Commissioner of the Federal Communications Commission
- In office July 11, 1934 – January 1, 1935
- President: Franklin D. Roosevelt
- Preceded by: position established

U.S. Consul General to Egypt
- In office February 7, 1918 – December 7, 1919
- President: Woodrow Wilson
- Preceded by: Olney Arnold
- Succeeded by: Carroll Sprigg

Member of the Texas House of Representatives from the 24th district
- In office January 8, 1901 – January 13, 1903
- Preceded by: James M. Dorroh
- Succeeded by: George B. Griggs

Personal details
- Born: April 23, 1873 Tyler, Texas, U.S.
- Died: April 18, 1952 (aged 78) Palm Beach, Florida, U.S.
- Party: Democratic
- Education: University of Virginia

= Hampson Gary =

American diplomat and military officer (1873–1952)

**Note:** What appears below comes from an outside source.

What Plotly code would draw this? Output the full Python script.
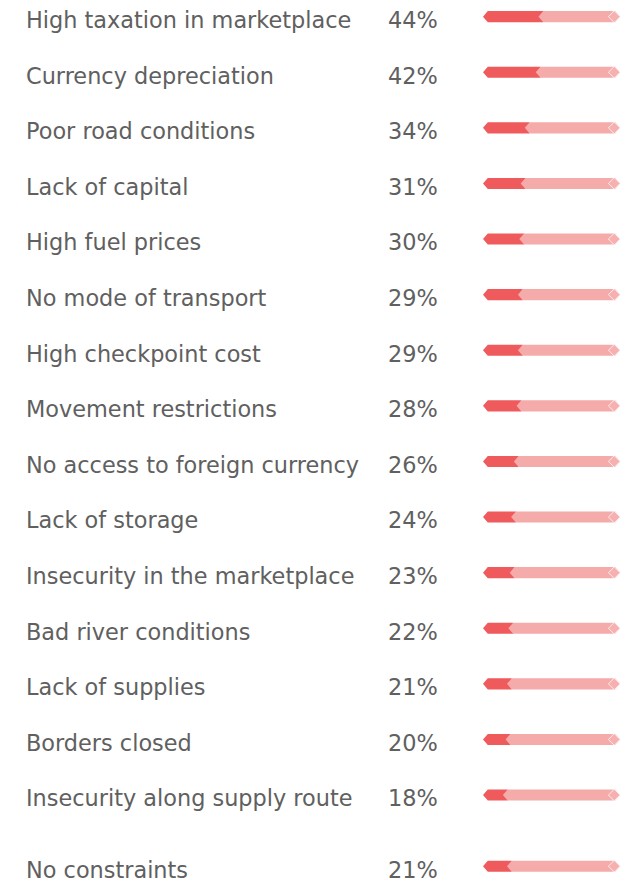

Hampson Boren Gary (April 23, 1873 – April 18, 1952) was an American diplomat and military officer.

==Biography==
Gary was born on April 23, 1873, in Tyler, Texas, to Franklin Newman and Martha Isabella (Boren) Gary. In 1886, after their deaths, he was placed under the legal guardianship of Dr. F. M. Hicks. After attending Bingham School in North Carolina and the University of Virginia in 1894, he practiced law in Tyler.

On June 24, 1896, Gary was commissioned a first lieutenant in the Fifth Infantry and was captain of Company K, Fourth Texas Volunteer Infantry Regiment during the Spanish-American War. When the war ended, he served with the Texas National Guard as colonel of the Third Texas Infantry Regiment.

Gary was a member of the Texas House of Representatives, January 8, 1901 – January 13, 1903, and the board of regents of the University of Texas, 1909–10.

Beginning in 1914, he served in various positions within the State Department. In 1919, Gary went to Paris to work with the American Commission to Negotiate Peace, and on April 1, 1920, he was appointed Envoy Extraordinary and Minister Plenipotentiary to Switzerland which was a joint appointment to Liechtenstein by President Wilson. Gary attended the First Assembly of the League of Nations in Geneva as an observer for the United States. Gary served as Agent/Consul General to Egypt from 1918 to 1919.

Gary was also a commissioner for the Federal Communications Commission from July 11, 1934 to January 1, 1935.

Gary died on April 18, 1952, aged 78, in Palm Beach, Florida. He is interred in Arlington National Cemetery.